BEGIN Exercise input

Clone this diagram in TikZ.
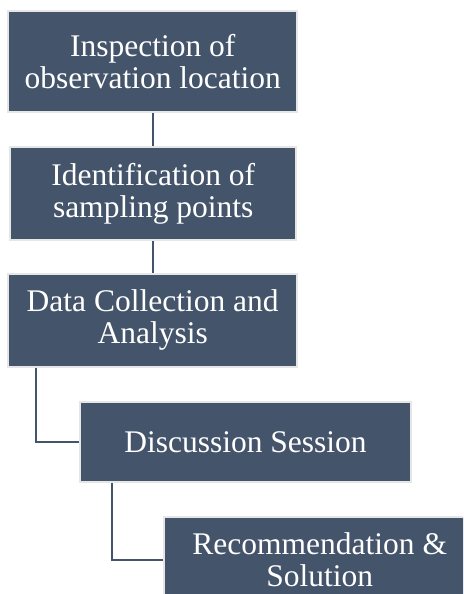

END Exercise input
BEGIN Exercise input

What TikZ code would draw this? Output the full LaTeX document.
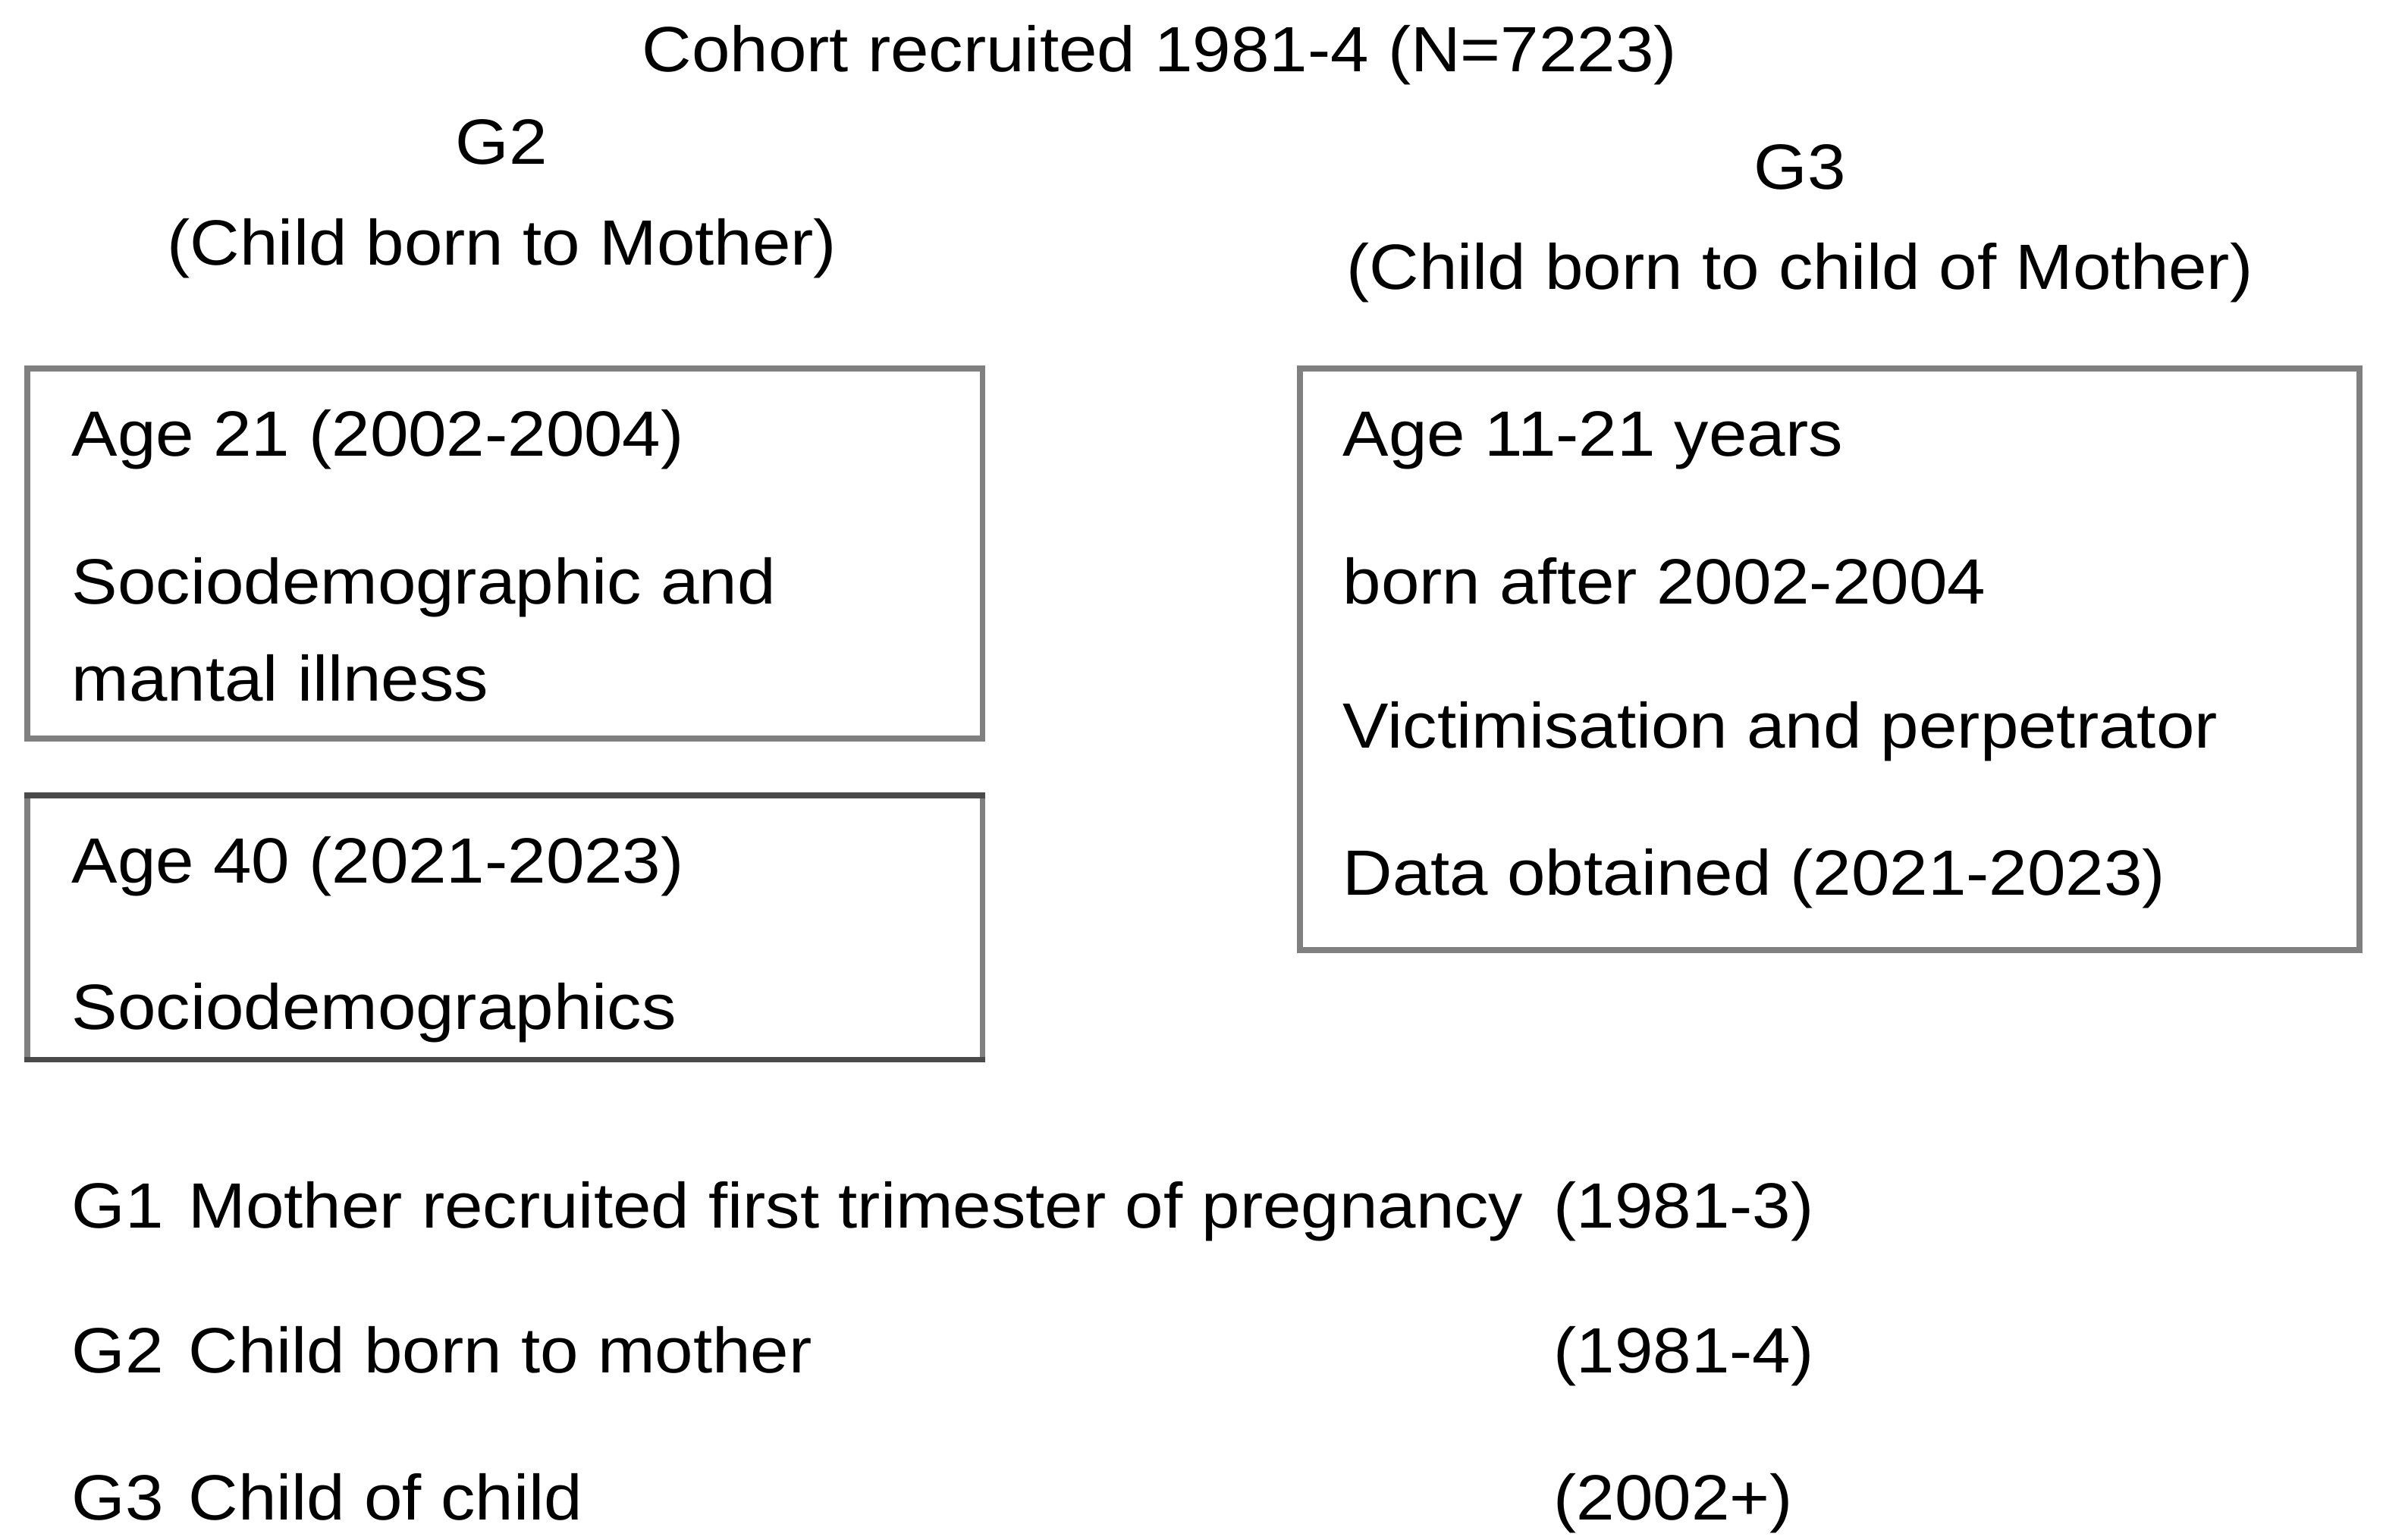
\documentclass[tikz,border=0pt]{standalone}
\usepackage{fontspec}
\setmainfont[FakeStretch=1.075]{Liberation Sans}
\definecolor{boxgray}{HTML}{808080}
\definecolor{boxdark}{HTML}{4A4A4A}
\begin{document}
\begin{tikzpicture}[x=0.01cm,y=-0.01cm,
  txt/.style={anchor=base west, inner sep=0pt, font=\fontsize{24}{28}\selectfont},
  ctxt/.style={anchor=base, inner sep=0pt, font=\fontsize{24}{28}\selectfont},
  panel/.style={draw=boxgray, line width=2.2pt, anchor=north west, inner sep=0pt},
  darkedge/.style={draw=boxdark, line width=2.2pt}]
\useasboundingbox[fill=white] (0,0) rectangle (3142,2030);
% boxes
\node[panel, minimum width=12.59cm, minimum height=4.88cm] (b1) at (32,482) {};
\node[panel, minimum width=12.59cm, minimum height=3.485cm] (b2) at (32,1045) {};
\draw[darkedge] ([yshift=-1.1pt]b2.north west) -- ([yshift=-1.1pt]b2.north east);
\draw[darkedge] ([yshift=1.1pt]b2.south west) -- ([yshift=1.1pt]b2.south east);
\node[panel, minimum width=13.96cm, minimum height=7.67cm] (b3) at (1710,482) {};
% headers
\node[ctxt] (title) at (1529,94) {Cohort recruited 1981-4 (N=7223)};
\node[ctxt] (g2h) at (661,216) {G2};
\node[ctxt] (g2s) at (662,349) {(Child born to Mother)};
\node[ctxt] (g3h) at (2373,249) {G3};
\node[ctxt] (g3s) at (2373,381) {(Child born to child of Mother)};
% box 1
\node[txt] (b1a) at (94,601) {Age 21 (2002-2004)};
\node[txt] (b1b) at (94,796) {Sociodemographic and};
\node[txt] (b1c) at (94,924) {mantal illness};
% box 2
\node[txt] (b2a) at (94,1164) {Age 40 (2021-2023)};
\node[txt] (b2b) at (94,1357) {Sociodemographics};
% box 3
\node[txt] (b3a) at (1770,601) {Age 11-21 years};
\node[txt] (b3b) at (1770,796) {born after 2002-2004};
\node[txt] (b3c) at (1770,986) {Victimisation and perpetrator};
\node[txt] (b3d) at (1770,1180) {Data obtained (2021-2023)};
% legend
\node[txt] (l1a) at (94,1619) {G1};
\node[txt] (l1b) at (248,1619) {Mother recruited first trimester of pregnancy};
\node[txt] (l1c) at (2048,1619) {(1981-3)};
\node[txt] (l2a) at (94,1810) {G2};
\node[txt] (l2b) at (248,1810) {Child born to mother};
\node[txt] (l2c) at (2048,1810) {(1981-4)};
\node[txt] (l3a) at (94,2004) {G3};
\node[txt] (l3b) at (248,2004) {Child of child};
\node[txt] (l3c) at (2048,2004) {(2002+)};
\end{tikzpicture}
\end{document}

END Exercise input
BEGIN Exercise input

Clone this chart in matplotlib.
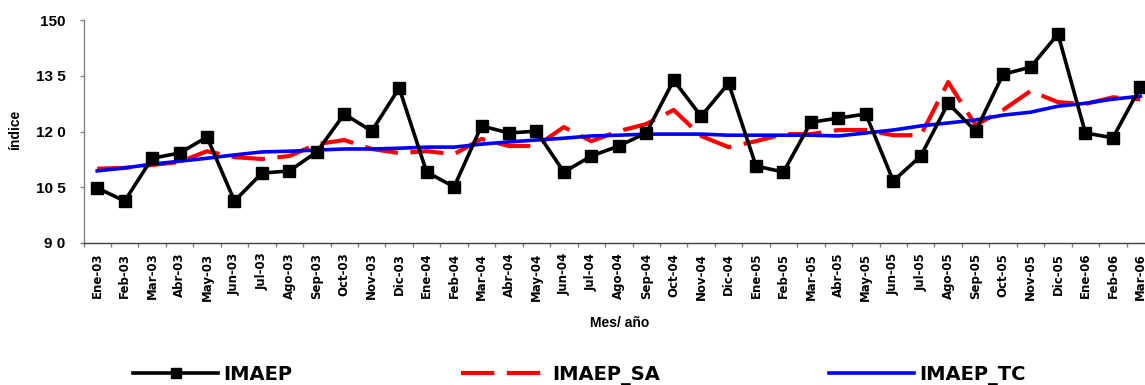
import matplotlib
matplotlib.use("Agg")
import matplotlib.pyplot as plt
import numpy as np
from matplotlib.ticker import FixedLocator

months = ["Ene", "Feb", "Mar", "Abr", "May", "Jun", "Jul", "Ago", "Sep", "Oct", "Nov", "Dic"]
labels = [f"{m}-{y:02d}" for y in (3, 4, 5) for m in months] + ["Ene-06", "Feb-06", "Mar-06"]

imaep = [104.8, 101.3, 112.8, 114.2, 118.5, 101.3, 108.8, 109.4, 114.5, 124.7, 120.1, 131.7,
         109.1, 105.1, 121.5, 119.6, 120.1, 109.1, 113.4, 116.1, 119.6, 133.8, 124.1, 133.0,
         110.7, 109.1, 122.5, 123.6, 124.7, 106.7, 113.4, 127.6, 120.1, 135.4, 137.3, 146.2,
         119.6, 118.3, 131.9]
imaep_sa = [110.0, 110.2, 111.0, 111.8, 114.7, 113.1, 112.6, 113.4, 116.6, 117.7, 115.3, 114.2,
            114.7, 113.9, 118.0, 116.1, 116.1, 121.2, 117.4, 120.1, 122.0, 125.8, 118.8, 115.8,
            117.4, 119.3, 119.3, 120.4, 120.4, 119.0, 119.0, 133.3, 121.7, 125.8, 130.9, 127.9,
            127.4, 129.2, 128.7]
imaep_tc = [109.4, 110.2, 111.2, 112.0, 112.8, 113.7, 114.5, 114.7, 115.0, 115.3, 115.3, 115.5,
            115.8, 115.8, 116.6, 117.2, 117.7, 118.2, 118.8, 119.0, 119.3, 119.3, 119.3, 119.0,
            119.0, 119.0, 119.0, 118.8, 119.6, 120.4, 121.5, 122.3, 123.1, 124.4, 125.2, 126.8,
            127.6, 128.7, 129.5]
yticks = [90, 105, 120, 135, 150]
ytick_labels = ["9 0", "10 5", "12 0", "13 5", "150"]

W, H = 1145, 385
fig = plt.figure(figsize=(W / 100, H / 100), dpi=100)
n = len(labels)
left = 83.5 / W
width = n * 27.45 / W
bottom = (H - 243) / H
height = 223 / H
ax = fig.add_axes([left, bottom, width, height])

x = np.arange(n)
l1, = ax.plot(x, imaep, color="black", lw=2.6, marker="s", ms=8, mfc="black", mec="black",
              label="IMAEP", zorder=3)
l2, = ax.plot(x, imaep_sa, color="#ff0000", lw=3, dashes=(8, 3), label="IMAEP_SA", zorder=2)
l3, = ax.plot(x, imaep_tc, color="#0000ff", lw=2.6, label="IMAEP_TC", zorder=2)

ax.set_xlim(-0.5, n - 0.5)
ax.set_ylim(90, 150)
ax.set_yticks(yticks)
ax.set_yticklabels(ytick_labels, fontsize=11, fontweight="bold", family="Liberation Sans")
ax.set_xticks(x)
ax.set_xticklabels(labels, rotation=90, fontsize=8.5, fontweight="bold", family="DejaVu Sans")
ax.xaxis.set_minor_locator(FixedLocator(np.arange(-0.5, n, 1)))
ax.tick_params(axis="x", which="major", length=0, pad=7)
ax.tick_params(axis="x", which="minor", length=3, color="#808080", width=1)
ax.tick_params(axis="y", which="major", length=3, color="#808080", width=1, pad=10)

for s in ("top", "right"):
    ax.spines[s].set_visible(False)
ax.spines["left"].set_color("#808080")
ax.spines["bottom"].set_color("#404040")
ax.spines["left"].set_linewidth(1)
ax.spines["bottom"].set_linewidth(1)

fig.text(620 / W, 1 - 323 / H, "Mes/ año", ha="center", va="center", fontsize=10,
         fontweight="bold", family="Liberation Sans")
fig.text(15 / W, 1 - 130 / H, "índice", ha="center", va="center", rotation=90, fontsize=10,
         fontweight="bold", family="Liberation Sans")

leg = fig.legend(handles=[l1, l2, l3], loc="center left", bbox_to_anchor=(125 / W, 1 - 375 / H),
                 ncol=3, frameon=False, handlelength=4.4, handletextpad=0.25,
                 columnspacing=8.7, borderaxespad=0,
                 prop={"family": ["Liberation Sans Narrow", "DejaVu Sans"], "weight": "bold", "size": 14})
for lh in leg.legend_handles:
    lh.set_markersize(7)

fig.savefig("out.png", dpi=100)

END Exercise input

**What is expected:** All lines above starting at the one with "Clone this chart in matplotlib." and ending at the one with "m in months]", inclusive, are to be printed again exactly, with the pictures left out.

**The completed task:**
Clone this chart in matplotlib.
import matplotlib
matplotlib.use("Agg")
import matplotlib.pyplot as plt
import numpy as np
from matplotlib.ticker import FixedLocator

months = ["Ene", "Feb", "Mar", "Abr", "May", "Jun", "Jul", "Ago", "Sep", "Oct", "Nov", "Dic"]
labels = [f"{m}-{y:02d}" for y in (3, 4, 5) for m in months] + ["Ene-06", "Feb-06", "Mar-06"]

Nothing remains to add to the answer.